§ **Exercise prompt**
Spot each line that carries the word "this"; copy those lines.

§ **Records shown**
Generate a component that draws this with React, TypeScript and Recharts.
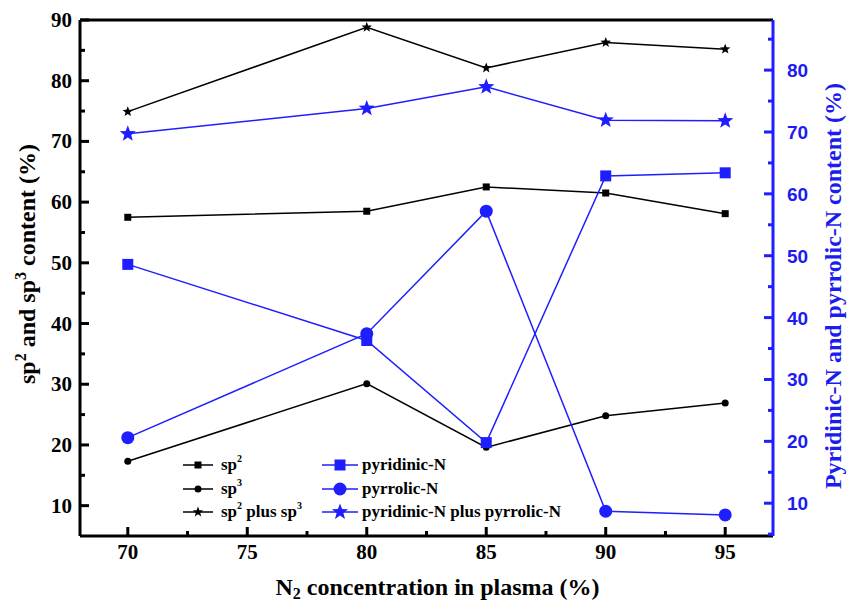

--

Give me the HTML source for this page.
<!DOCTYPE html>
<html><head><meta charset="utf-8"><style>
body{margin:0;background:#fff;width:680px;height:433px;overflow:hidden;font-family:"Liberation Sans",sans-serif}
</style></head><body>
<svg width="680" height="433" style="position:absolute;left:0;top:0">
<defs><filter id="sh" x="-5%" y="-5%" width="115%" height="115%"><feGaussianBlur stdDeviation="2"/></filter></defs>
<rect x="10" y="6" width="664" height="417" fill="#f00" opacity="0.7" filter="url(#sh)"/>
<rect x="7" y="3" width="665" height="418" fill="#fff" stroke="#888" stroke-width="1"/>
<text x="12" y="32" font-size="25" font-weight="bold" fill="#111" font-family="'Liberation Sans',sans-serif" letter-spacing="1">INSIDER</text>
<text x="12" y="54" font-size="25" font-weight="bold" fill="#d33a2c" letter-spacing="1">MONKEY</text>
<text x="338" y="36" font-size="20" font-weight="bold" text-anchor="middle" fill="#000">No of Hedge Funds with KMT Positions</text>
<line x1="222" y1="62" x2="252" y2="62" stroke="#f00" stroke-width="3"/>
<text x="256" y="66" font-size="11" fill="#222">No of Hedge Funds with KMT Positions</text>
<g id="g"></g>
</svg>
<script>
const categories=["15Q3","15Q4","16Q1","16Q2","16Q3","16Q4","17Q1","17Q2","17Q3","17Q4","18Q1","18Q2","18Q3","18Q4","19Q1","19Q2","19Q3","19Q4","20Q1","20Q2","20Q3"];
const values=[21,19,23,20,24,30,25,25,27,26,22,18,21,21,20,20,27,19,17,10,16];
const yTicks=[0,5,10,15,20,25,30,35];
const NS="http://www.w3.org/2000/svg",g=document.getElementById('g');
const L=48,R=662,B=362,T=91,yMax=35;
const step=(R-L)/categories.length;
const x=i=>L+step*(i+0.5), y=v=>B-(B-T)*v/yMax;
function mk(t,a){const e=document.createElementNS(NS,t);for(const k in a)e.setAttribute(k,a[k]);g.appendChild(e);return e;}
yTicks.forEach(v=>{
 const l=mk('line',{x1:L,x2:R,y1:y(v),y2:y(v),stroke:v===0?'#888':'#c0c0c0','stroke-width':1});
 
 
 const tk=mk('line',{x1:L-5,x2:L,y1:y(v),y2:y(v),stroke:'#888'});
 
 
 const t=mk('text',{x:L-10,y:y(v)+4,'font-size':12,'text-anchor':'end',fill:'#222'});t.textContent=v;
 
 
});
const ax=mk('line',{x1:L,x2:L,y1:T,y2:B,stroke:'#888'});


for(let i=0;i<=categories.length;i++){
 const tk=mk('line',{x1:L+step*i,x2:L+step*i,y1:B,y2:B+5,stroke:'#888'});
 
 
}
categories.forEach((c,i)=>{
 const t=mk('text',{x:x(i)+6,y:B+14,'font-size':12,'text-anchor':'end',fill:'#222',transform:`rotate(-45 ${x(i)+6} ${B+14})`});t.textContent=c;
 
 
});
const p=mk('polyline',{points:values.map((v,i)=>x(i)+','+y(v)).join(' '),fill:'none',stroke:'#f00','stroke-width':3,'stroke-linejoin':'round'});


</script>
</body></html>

---

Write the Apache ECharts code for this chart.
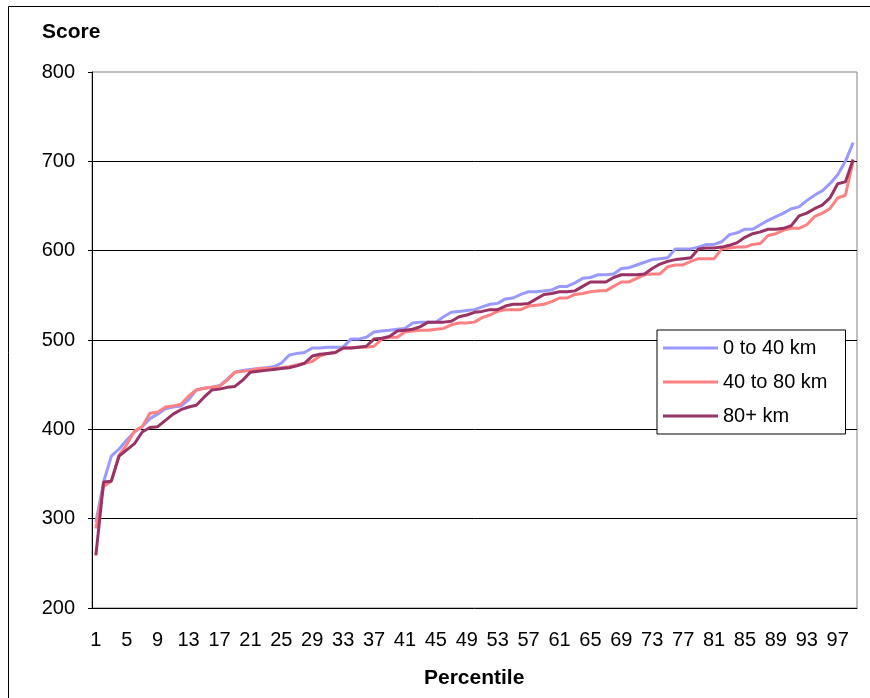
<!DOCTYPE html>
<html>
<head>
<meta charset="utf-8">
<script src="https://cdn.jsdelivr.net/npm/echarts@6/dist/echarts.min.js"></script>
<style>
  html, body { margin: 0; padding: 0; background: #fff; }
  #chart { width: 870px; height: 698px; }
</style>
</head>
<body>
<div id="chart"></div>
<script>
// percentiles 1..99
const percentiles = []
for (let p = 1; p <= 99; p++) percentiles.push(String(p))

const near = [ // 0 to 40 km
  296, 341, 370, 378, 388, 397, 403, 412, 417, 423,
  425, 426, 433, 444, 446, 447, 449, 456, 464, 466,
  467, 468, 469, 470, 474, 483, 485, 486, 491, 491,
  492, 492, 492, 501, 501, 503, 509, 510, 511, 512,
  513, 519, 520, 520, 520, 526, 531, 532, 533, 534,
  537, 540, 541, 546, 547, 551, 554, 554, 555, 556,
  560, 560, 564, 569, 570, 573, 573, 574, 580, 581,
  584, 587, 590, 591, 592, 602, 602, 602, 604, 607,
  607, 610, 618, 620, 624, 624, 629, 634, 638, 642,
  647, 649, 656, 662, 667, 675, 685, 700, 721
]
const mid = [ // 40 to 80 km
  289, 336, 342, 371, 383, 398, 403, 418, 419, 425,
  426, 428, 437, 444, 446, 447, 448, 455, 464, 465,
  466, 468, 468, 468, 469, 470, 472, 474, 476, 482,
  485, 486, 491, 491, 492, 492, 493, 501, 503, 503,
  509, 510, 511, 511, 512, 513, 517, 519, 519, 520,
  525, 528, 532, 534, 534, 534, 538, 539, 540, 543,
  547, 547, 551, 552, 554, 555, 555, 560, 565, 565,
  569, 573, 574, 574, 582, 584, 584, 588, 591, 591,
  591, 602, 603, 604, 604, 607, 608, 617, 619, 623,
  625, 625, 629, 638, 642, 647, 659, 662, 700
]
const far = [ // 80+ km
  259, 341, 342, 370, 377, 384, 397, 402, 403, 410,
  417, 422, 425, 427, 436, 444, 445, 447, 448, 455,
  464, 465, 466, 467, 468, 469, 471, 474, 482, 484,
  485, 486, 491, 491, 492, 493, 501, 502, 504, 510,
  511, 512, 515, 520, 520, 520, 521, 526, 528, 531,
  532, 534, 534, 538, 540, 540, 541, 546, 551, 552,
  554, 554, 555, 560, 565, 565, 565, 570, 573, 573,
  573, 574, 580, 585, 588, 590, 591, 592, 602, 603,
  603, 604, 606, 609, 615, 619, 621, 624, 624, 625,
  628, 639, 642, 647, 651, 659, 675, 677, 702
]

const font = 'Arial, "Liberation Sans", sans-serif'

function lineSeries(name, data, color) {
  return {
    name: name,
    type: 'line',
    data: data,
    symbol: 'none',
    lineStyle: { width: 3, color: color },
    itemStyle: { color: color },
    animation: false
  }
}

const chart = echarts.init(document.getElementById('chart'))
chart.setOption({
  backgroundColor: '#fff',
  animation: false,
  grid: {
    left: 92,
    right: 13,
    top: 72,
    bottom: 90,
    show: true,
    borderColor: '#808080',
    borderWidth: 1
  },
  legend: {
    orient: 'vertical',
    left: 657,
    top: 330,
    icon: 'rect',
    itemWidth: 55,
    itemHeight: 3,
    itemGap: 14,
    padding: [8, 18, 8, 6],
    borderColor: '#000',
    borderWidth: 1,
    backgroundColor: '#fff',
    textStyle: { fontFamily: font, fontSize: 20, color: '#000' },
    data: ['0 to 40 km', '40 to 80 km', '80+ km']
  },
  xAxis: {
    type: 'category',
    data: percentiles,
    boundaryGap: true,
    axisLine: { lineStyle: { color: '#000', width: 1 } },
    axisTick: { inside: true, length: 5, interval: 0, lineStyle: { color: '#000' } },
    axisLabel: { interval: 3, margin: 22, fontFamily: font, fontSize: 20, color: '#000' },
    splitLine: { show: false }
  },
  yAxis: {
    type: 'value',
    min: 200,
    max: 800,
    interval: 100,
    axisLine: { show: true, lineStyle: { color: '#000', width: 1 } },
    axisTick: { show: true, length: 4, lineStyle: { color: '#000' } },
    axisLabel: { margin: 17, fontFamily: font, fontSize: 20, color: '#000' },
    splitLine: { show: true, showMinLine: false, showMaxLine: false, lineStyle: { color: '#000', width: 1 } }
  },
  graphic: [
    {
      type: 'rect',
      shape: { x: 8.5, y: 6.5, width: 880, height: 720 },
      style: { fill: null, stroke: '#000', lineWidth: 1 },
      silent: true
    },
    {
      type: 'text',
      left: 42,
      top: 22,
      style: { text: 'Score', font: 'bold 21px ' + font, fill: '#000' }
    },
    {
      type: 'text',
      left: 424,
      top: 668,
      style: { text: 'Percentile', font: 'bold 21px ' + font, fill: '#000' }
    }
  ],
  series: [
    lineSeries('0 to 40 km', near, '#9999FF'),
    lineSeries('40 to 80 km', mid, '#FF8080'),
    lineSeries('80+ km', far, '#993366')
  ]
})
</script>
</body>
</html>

§ **Output of the task**
Generate a component that draws this with React, TypeScript and Recharts.
Give me the HTML source for this page.
Write the Apache ECharts code for this chart.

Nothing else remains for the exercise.